Podcast

Tuesday, June 15, 2021

Believe Care Invest: A is for Alibi

In the present, private investigator Kinsey Milhone is trying to process that she’s just shot and killed someone, then jumps back to three weeks earlier, when she was hired by a woman who had just gotten out of jail to find out who had really killed the woman’s husband. Kinsey goes to the cops for information, but they inform her that not only is the woman guilty, but they suspect she also killed another victim and never got caught.

Why Kinsey might be hard to identify with: She’s hard to identify for the same big reason that we…

Believe
  • Her work is fairly mundane and her attitude toward it is rather bland, even this more-interesting-than-usual murder case.
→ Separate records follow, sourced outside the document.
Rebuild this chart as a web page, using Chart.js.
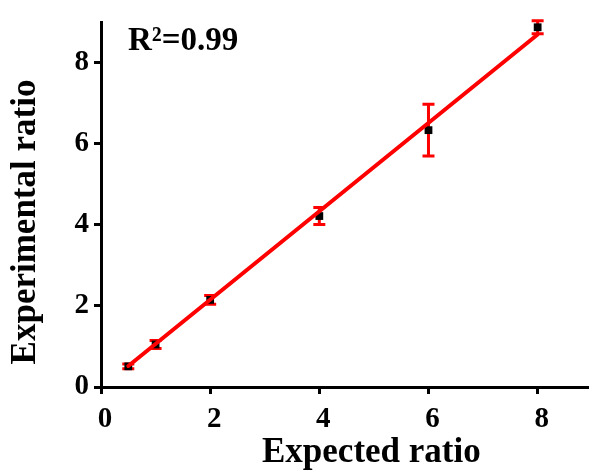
<!doctype html>
<html>
<head>
    <meta charset="UTF-8">
    <script src="https://cdn.jsdelivr.net/npm/chart.js"></script>
    <style>
        body { margin: 0; background: #fff; overflow: hidden; }
    </style>
</head>
<body>
    <canvas id="ratio_chart" width="595" height="473"></canvas>

<script>
    // data
    const expected = [0.5, 1, 2, 4, 6, 8];
    const measured = [0.51, 1.05, 2.15, 4.22, 6.34, 8.88];
    const errors = [0.06, 0.10, 0.11, 0.21, 0.64, 0.16];
    const fitX = [0.5, 8];
    const fitY = [0.52, 8.70];
    const rSquared = 'R\u00b2=0.99';
    const xTitle = 'Expected ratio';
    const yTitle = 'Experimental ratio';

    const serif = '"Liberation Serif", "Times New Roman", serif';
    Chart.defaults.font.family = serif;
    Chart.defaults.font.weight = 'bold';
    Chart.defaults.color = '#000';

    // red error bars, drawn under the points
    const errorBars = {
        id: 'errorBars',
        beforeDatasetsDraw(chart) {
            const ctx = chart.ctx;
            const xs = chart.scales.x, ys = chart.scales.y;
            ctx.save();
            ctx.strokeStyle = '#ff0000';
            ctx.lineWidth = 3;
            for (let i = 0; i < expected.length; i++) {
                const px = xs.getPixelForValue(expected[i]);
                const top = ys.getPixelForValue(measured[i] + errors[i]);
                const bot = ys.getPixelForValue(measured[i] - errors[i]);
                ctx.beginPath();
                ctx.moveTo(px, top); ctx.lineTo(px, bot);
                ctx.moveTo(px - 6, top); ctx.lineTo(px + 6, top);
                ctx.moveTo(px - 6, bot); ctx.lineTo(px + 6, bot);
                ctx.stroke();
            }
            ctx.restore();
        }
    };

    // axis titles and the R² note
    const labels = {
        id: 'labels',
        afterDraw(chart) {
            const ctx = chart.ctx;
            ctx.save();
            ctx.fillStyle = '#000';
            ctx.font = 'bold 33px ' + serif;
            ctx.textAlign = 'left';
            ctx.textBaseline = 'alphabetic';
            ctx.fillText(rSquared, 128, 50);

            ctx.font = 'bold 35px ' + serif;
            ctx.fillText(xTitle, 262, 462);

            ctx.translate(35, 222);
            ctx.rotate(-Math.PI / 2);
            ctx.textAlign = 'center';
            ctx.fillText(yTitle, 0, 0);
            ctx.restore();
        }
    };

    const axisStyle = {
        border: { display: true, color: '#000', width: 3 },
        grid: { display: true, drawOnChartArea: false, drawTicks: true, tickLength: 7, tickWidth: 3, tickColor: '#000' }
    };

    new Chart(document.getElementById('ratio_chart'), {
        type: 'scatter',
        data: {
            datasets: [
                {
                    type: 'line',
                    data: fitX.map((x, i) => ({ x: x, y: fitY[i] })),
                    borderColor: '#ff0000',
                    borderWidth: 4,
                    borderCapStyle: 'round',
                    pointRadius: 0,
                    fill: false,
                    clip: false,
                    order: 1
                },
                {
                    data: expected.map((x, i) => ({ x: x, y: measured[i] })),
                    pointStyle: 'rect',
                    pointRadius: 5.5,
                    backgroundColor: '#000',
                    borderColor: '#000',
                    borderWidth: 0,
                    clip: false,
                    order: 2
                }
            ]
        },
        options: {
            responsive: false,
            animation: false,
            layout: { padding: { top: 17, right: 0, left: 0, bottom: 0 } },
            plugins: {
                legend: { display: false },
                tooltip: { enabled: false }
            },
            scales: {
                x: {
                    type: 'linear',
                    min: 0,
                    max: 8.95,
                    ...axisStyle,
                    ticks: { stepSize: 2, includeBounds: false, padding: 8, labelOffset: 4, font: { size: 29, weight: 'bold' } },
                    afterFit(scale) { scale.height = 86; }
                },
                y: {
                    min: 0,
                    max: 9,
                    ...axisStyle,
                    ticks: { stepSize: 2, includeBounds: false, padding: 5, font: { size: 29, weight: 'bold' } },
                    afterFit(scale) { scale.width = 101; }
                }
            }
        },
        plugins: [errorBars, labels]
    });
</script>
</body>
</html>
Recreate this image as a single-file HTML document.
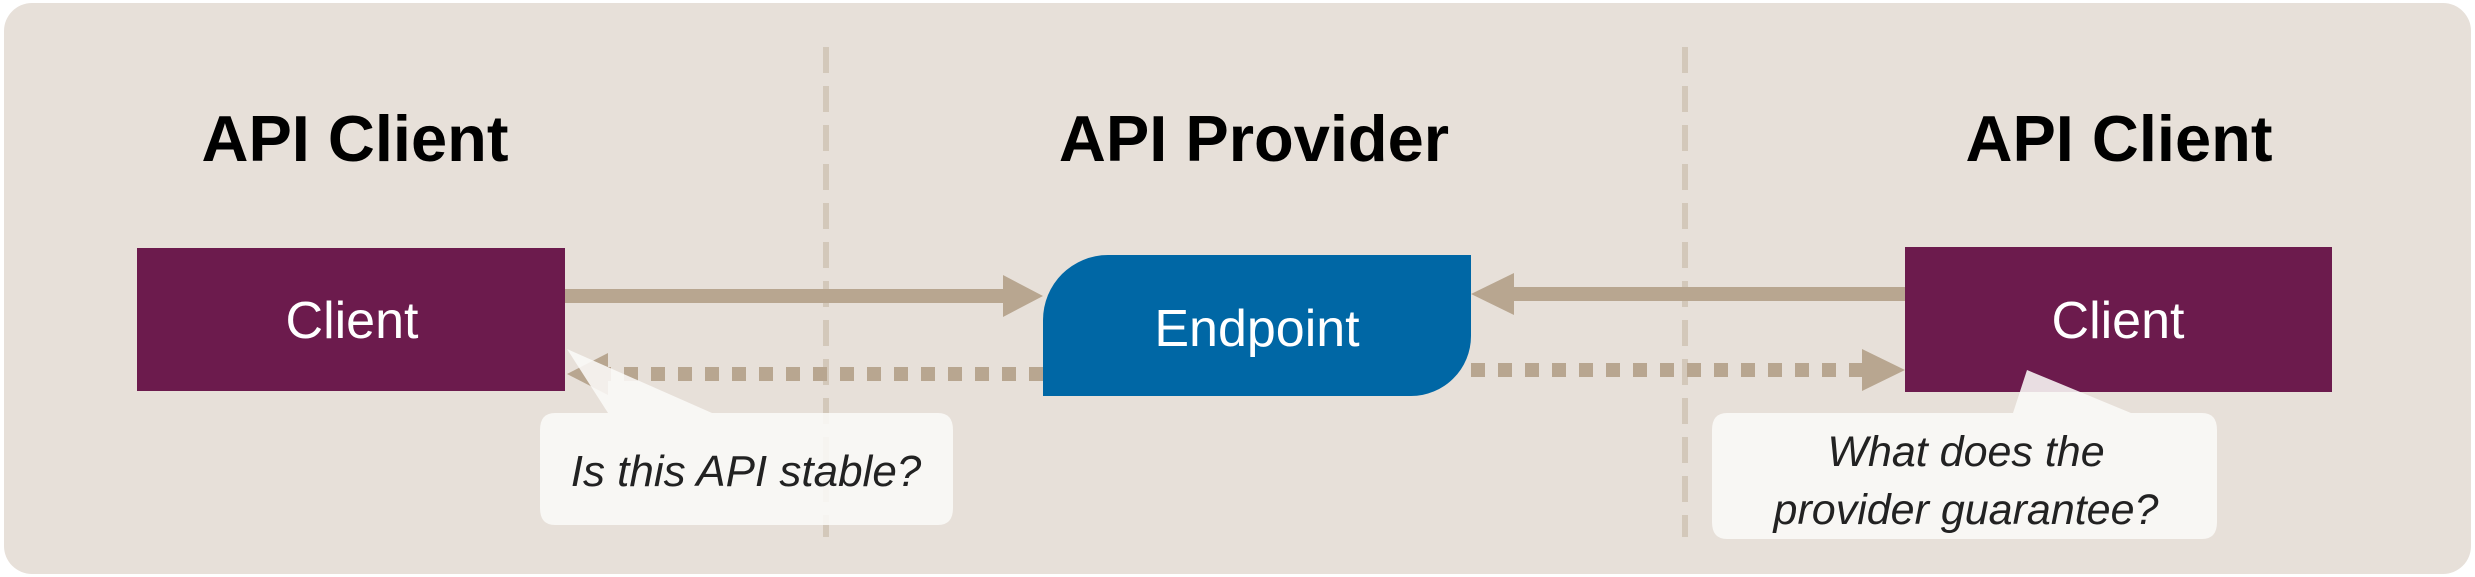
<!DOCTYPE html>
<html><head><meta charset="utf-8"><style>
html,body{margin:0;padding:0;background:#fff;}
svg{display:block;}
text{font-family:"Liberation Sans",Arial,sans-serif;}
</style></head><body>
<svg width="2475" height="577" viewBox="0 0 2475 577" xmlns="http://www.w3.org/2000/svg">
<rect x="4" y="3" width="2467" height="571" rx="28" fill="#e7e0d9"/>
<line x1="826" y1="47" x2="826" y2="537" stroke="#d3c8ba" stroke-width="6" stroke-dasharray="26 13"/>
<line x1="1685" y1="47" x2="1685" y2="537" stroke="#d3c8ba" stroke-width="6" stroke-dasharray="26 13"/>
<text x="355" y="161" font-size="65" font-weight="bold" text-anchor="middle" fill="#000">API Client</text>
<text x="1254" y="161" font-size="65" font-weight="bold" text-anchor="middle" fill="#000">API Provider</text>
<text x="2119" y="161" font-size="65" font-weight="bold" text-anchor="middle" fill="#000">API Client</text>
<rect x="137" y="248" width="428" height="143" fill="#6c1b4d"/>
<text x="352" y="338" font-size="52" text-anchor="middle" fill="#fff">Client</text>
<rect x="1905" y="247" width="427" height="145" fill="#6c1b4d"/>
<text x="2118" y="338" font-size="52" text-anchor="middle" fill="#fff">Client</text>
<path d="M1043 396 V320 A65 65 0 0 1 1108 255 H1471 V336 A60 60 0 0 1 1411 396 Z" fill="#0067a5"/>
<text x="1257" y="346" font-size="52" text-anchor="middle" fill="#fff">Endpoint</text>
<g fill="#b8a690">
<rect x="565" y="289" width="440" height="14"/>
<polygon points="1003,275 1043,296 1003,317"/>
<rect x="1512" y="287" width="393" height="14"/>
<polygon points="1514,273 1471,294 1514,315"/>
<polygon points="608,353 567,374 608,395"/>
<polygon points="1862,349 1905,370 1862,391"/>
</g>
<line x1="1043" y1="374" x2="606" y2="374" stroke="#b8a690" stroke-width="14" stroke-dasharray="14 13"/>
<line x1="1471" y1="370" x2="1864" y2="370" stroke="#b8a690" stroke-width="14" stroke-dasharray="14 13"/>
<path d="M555 413 H608 L567 349 L712 413 H938 Q953 413 953 430 V508 Q953 525 938 525 H555 Q540 525 540 508 V430 Q540 413 555 413 Z" fill="#faf9f7" fill-opacity="0.88"/>
<text x="746" y="486" font-size="44" font-style="italic" text-anchor="middle" fill="#222">Is this API stable?</text>
<path d="M1727 413 H2013 L2027 370 L2131 413 H2202 Q2217 413 2217 430 V522 Q2217 539 2202 539 H1727 Q1712 539 1712 522 V430 Q1712 413 1727 413 Z" fill="#faf9f7" fill-opacity="0.88"/>
<text x="1966" y="466" font-size="43" font-style="italic" text-anchor="middle" fill="#222">What does the</text>
<text x="1966" y="524" font-size="43" font-style="italic" text-anchor="middle" fill="#222">provider guarantee?</text>
</svg>
</body></html>
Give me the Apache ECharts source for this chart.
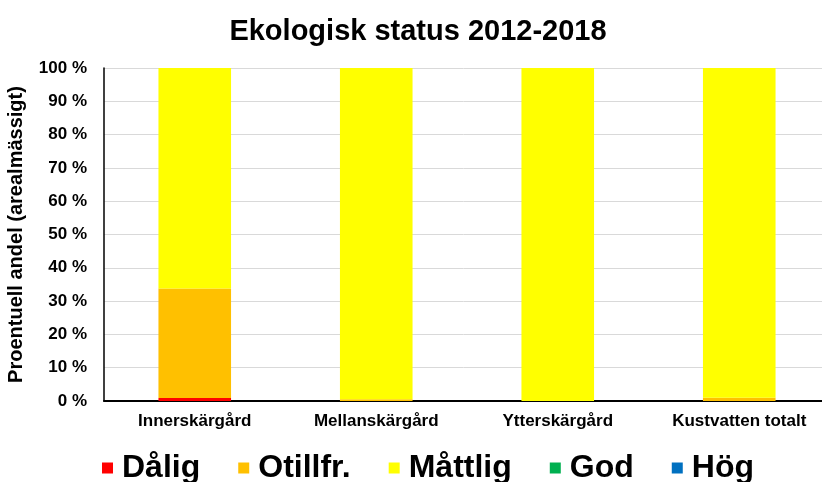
<!DOCTYPE html>
<html>
<head>
<meta charset="utf-8">
<script src="https://cdn.jsdelivr.net/npm/echarts@6/dist/echarts.min.js"></script>
<style>
  html, body { margin: 0; padding: 0; background: #fff; }
  #chart { width: 822px; height: 482px; }
</style>
</head>
<body>
<div id="chart"></div>
<script>
// Areas along the coast
const categories = ['Innerskärgård', 'Mellanskärgård', 'Ytterskärgård', 'Kustvatten totalt'];

// Share of area (%) per ecological status class
const dalig    = [0.9, 0, 0, 0];
const otillfr  = [32.9, 0.5, 0, 1.0];
const mattlig  = [66.2, 99.5, 100, 99.0];
const god      = [0, 0, 0, 0];
const hog      = [0, 0, 0, 0];

const statusNames = ['Dålig', 'Otillfr.', 'Måttlig', 'God', 'Hög'];
const statusColors = ['#FF0000', '#FFC000', '#FFFF00', '#00B050', '#0070C0'];
const statusValues = [dalig, otillfr, mattlig, god, hog];

const FONT = '"Liberation Sans", Arial, sans-serif';

const chart = echarts.init(document.getElementById('chart'), null, { renderer: 'canvas' });

chart.setOption({
  animation: false,
  backgroundColor: '#ffffff',
  title: {
    text: 'Ekologisk status 2012-2018',
    left: 413,
    top: 12,
    textAlign: 'center',
    textStyle: { fontFamily: FONT, fontWeight: 'bold', fontSize: 29, color: '#000' }
  },
  legend: {
    data: statusNames,
    bottom: -7,
    left: 97,
    itemWidth: 11,
    itemHeight: 11,
    itemGap: 38,
    icon: 'rect',
    textStyle: { fontFamily: FONT, fontWeight: 'bold', fontSize: 32, color: '#000', padding: [0, 0, 0, 4] }
  },
  grid: { left: 104, top: 68, bottom: 81, right: -8, containLabel: false, outerBoundsMode: 'none' },
  xAxis: {
    type: 'category',
    data: categories,
    axisLine: { show: true, lineStyle: { color: '#000', width: 2 } },
    axisTick: { show: false },
    axisLabel: { fontFamily: FONT, fontWeight: 'bold', fontSize: 17, color: '#000', margin: 12 }
  },
  yAxis: {
    type: 'value',
    min: 0,
    max: 100,
    interval: 10,
    name: 'Proentuell andel (arealmässigt)',
    nameLocation: 'middle',
    nameGap: 78,
    nameTextStyle: { fontFamily: FONT, fontWeight: 'bold', fontSize: 20, color: '#000' },
    axisLine: { show: true, lineStyle: { color: '#000', width: 1.5 } },
    axisTick: { show: false },
    splitLine: { lineStyle: { color: '#d9d9d9', width: 1 } },
    axisLabel: {
      formatter: '{value} %',
      fontFamily: FONT, fontWeight: 'bold', fontSize: 17, color: '#000', margin: 17
    }
  },
  series: statusNames.map((name, i) => ({
    name,
    type: 'bar',
    stack: 'status',
    barWidth: '40%',
    itemStyle: { color: statusColors[i] },
    data: statusValues[i]
  }))
});
</script>
</body>
</html>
This is all just a job for her, no different from her other small jobs: “I had to go take some photographs of a crack in a sidewalk for an insurance claim” She’s not engaged, so we also find it hard to engage.
  • Her terse, hardboiled voice gives her individuality. And she’s got some fun observations: Of the head cop: “He looks like he would smell of Thunderbird and hang out under bridges throwing up on his own shoes.”
  • The case has lots of unique details, such as poisoning using oleander.
  • What we compliment in others shows our values: She says of the cop: “his powers of concentration are profound and his memory clear and pitiless.”
  • After the cops sends her to a side room to read about the case, she returns to his office: “I leaned on the doorframe, waiting. He took his sweet time ambling over.” Good capturing of how people communicate and express conflict just with body language. She sends a message by leaning, he sends one by ambling.
Care
  • She’s had to kill someone in the flashforward, and that’s roiled up her placid exterior. “The day before yesterday I killed someone and the fact weighs heavily on my mind… Killing someone feels odd to me and I haven’t quite sorted it through.”
  • She has a hardscrabble background: “I’ve lived in trailers most of my life, but lately they’ve been getting too elaborate for my taste, so now I live in one room, a ‘bachelorette.’” She drives a dent-covered ’68 VW.
Invest
  • She’s just killed someone, and the cops don’t seem to mind very much, so she’s badass.
  • She can traverse different worlds, and she’s satisfyingly rebellious: “That’s why you didn’t like being a cop yourself, Kinsey. Working with a leash around your neck.”